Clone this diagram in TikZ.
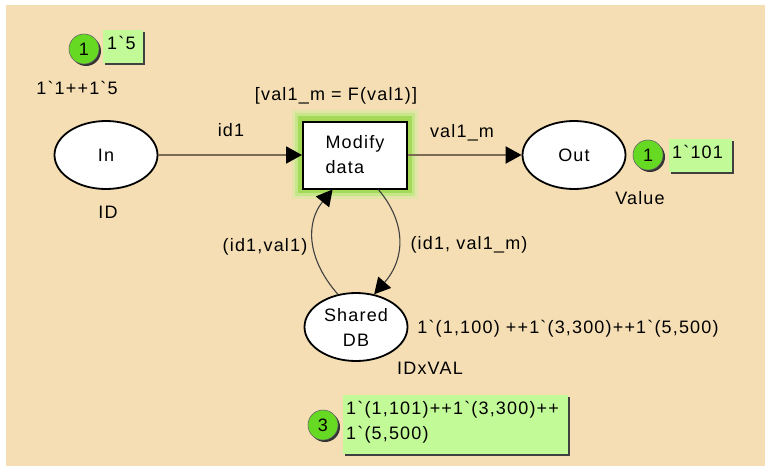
\documentclass[tikz,border=0pt]{standalone}
\usepackage{fontspec}
\newfontfamily\lbfont{Liberation Sans}[LetterSpace=6.5]
\usetikzlibrary{arrows.meta,calc,shapes.geometric}
\definecolor{bgtan}{HTML}{F5DEB3}
\definecolor{tokgreen}{HTML}{66DA22}
\definecolor{boxgreen}{HTML}{C2FA98}
\definecolor{arcline}{HTML}{7B6B55}
\definecolor{glowA}{HTML}{E2E4A8}
\definecolor{glowB}{HTML}{C6E68A}
\definecolor{glowC}{HTML}{A4DA58}
\tikzset{
  place/.style={ellipse, draw=black, line width=1.8pt, fill=white, minimum width=103pt, minimum height=68pt, inner sep=0pt, align=center},
  trans/.style={rectangle, draw=black, line width=2pt, fill=white, minimum width=104pt, minimum height=67pt, inner sep=0pt, align=left},
  lbl/.style={inner sep=0pt, anchor=base},
  straightarc/.style={draw=arcline, line width=2pt, -{Triangle[length=16pt,width=17pt,color=black]}},
  curvearc/.style={draw=black!75, line width=1.1pt, -{Triangle[length=16pt,width=17pt,color=black]}},
  token/.style={circle, fill=tokgreen, draw=black!60, line width=0.6pt, minimum size=30pt, inner sep=0pt},
  tokshadow/.style={circle, fill=black!80, minimum size=30pt, inner sep=0pt},
  tokbox/.style={rectangle, fill=boxgreen, inner sep=0pt, anchor=north west},
  boxshadow/.style={rectangle, fill=black!75, inner sep=0pt, anchor=north west}
}
\begin{document}
\begin{tikzpicture}[x=1pt,y=-1pt,font=\lbfont\fontsize{18}{25}\selectfont]
\useasboundingbox (0,0) rectangle (765,466);
\fill[white] (0,0) rectangle (765,466);
\fill[bgtan] (6,5) rectangle (765,466);

% glow of the transition
\fill[glowA] (292,110) rectangle (418,199);
\fill[glowB] (295,113) rectangle (415,196);
\fill[glowC] (298,116) rectangle (412,193);

% places and transition
\node[place] (in) at (106,155) {In};
\node[place] (out) at (574,155) {Out};
\node[place] (db) at (356,327) {Shared\\DB};
\node[trans] (md) at (355,155) {Modify\\data};

% arcs
\draw[straightarc] (in) -- (md);
\draw[straightarc] (md) -- (out);
\draw[curvearc] (db.119) .. controls (306,258) and (306,222) .. (md.237);
\draw[curvearc] (md.304) .. controls (406,222) and (406,258) .. (db.61);

% inscriptions
\node[lbl] (t_init_in) at (77,94) {1`1++1`5};
\node[lbl] (t_id) at (108,218) {ID};
\node[lbl] (t_guard) at (336,100) {[val1\_m = F(val1)]};
\node[lbl] (t_id1) at (231,136) {id1};
\node[lbl] (t_val1m) at (462,137) {val1\_m};
\node[lbl] (t_value) at (640,204) {Value};
\node[lbl] (t_idval1) at (265,251) {(id1,val1)};
\node[lbl] (t_idval1m) at (469,249) {(id1, val1\_m)};
\node[lbl] (t_init_db) at (568,333) {1`(1,100) ++1`(3,300)++1`(5,500)};
\node[lbl] (t_idxval) at (430,374) {IDxVAL};

% marking of In
\node[tokshadow] (s1) at (86,51) {};
\node[token] (k1) at (84,49) {\fontsize{18}{18}\selectfont 1};
\node[boxshadow, minimum width=40pt, minimum height=33pt] (bs1) at (105,32) {};
\node[tokbox, minimum width=40pt, minimum height=33pt] (b1) at (103,30) {};
\node[inner sep=0pt, anchor=base west] (m1) at (107,49) {1`5};

% marking of Out
\node[tokshadow] (s2) at (650,157) {};
\node[token] (k2) at (648,155) {\fontsize{18}{18}\selectfont 1};
\node[boxshadow, minimum width=63pt, minimum height=33pt] (bs2) at (671,141) {};
\node[tokbox, minimum width=63pt, minimum height=33pt] (b2) at (669,139) {};
\node[inner sep=0pt, anchor=base west] (m2) at (672,158) {1`101};

% marking of Shared DB
\node[tokshadow] (s3) at (325,427) {};
\node[token] (k3) at (323,425) {\fontsize{18}{18}\selectfont 3};
\node[boxshadow, minimum width=225pt, minimum height=59pt] (bs3) at (345,397) {};
\node[tokbox, minimum width=225pt, minimum height=59pt] (b3) at (343,395) {};
\node[inner sep=0pt, anchor=base west] (m3a) at (346,414) {1`(1,101)++1`(3,300)++};
\node[inner sep=0pt, anchor=base west] (m3b) at (346,439) {1`(5,500)};
\end{tikzpicture}
\end{document}
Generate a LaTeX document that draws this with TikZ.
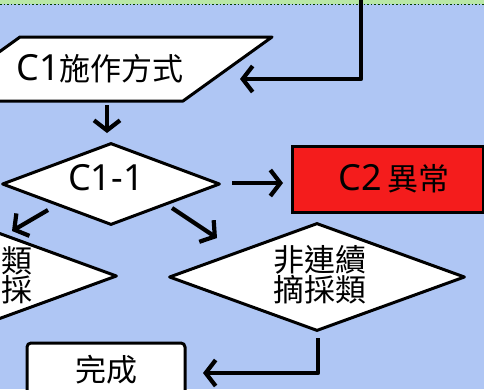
\documentclass[tikz,border=0pt]{standalone}
\usepackage{fontspec}
\setmainfont{Noto Sans CJK TC}
\newfontfamily\latinfont{Noto Sans}
\newcommand\lat[1]{{\latinfont\fontsize{36}{36}\selectfont #1}}
\usetikzlibrary{arrows.meta,shapes.geometric}
\definecolor{bg}{HTML}{AFC6F4}
\definecolor{strip}{HTML}{B9E8A6}
\definecolor{alarm}{HTML}{F41C1C}
\tikzset{
  flow/.style={line width=4.2pt, line join=round, -{Straight Barb[length=10pt,width=26pt]}},
  box/.style={draw=black, line width=3pt, fill=white, line join=round},
  lbl/.style={font=\fontsize{31}{29}\selectfont, align=center, inner sep=0pt},
  dia/.style={box, diamond, inner sep=0pt}
}
\begin{document}
\begin{tikzpicture}[x=1pt,y=-1pt]
\useasboundingbox (0,0) rectangle (484,389);
\fill[bg] (0,0) rectangle (484,389);
\fill[strip] (0,0) rectangle (484,4);
\draw[line width=1.6pt, dotted, black!75!green] (0,4.5) -- (484,4.5);

% parallelogram
\draw[box] (20,37) -- (272,37) -- (183,101) -- (-69,101) -- cycle;
\node[lbl] (par) at (100,69) {\lat{C1}施作方式};

% decision C1-1
\node[dia, minimum width=218pt, minimum height=82pt] (d1) at (111,184) {};
\node[lbl] (t1) at (106,178) {\lat{C1-1}};

% red box
\node[draw=black, line width=3pt, fill=alarm, minimum width=191pt, minimum height=66pt] (c2) at (387.5,179) {};
\node[lbl] (t2) at (394,179) {\lat{C2}\,異常};

% left decision (cut off)
\node[dia, minimum width=234pt, minimum height=86pt] (d2) at (0,276) {};
\node[lbl, anchor=east] (t3) at (33,275) {類\\採};

% right decision
\node[dia, minimum width=296pt, minimum height=108pt] (d3) at (317,277) {};
\node[lbl] (t4) at (320,275) {非連續\\摘採類};

% done box
\draw[box, rounded corners=4pt] (27,343) rectangle (185,410);
\node[lbl] (done) at (106,370) {完成};

% connectors
\coordinate (top) at (361,-3);
\coordinate (b1) at (361,79);
\coordinate (e1) at (240,79);
\draw[flow] (top) -- (b1) -- (e1);

\coordinate (p1) at (107,105);
\coordinate (p2) at (107,133);
\draw[flow] (p1) -- (p2);

\coordinate (r1) at (232,183);
\coordinate (r2) at (283,183);
\draw[flow] (r1) -- (r2);

\coordinate (l1) at (48,210);
\coordinate (l2) at (12,231);
\draw[flow] (l1) -- (l2);

\coordinate (m1) at (172,208);
\coordinate (m2) at (217,238);
\draw[flow] (m1) -- (m2);

\coordinate (n1) at (318,338);
\coordinate (n2) at (318,373);
\coordinate (n3) at (203,373);
\draw[flow] (n1) -- (n2) -- (n3);
\end{tikzpicture}
\end{document}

• • •

• GIVEN REQUEST: Look for the word "this" in every line of the listing and copy the lines that have it.

• FULL RESPONSE:
Clone this diagram in TikZ.
Generate a LaTeX document that draws this with TikZ.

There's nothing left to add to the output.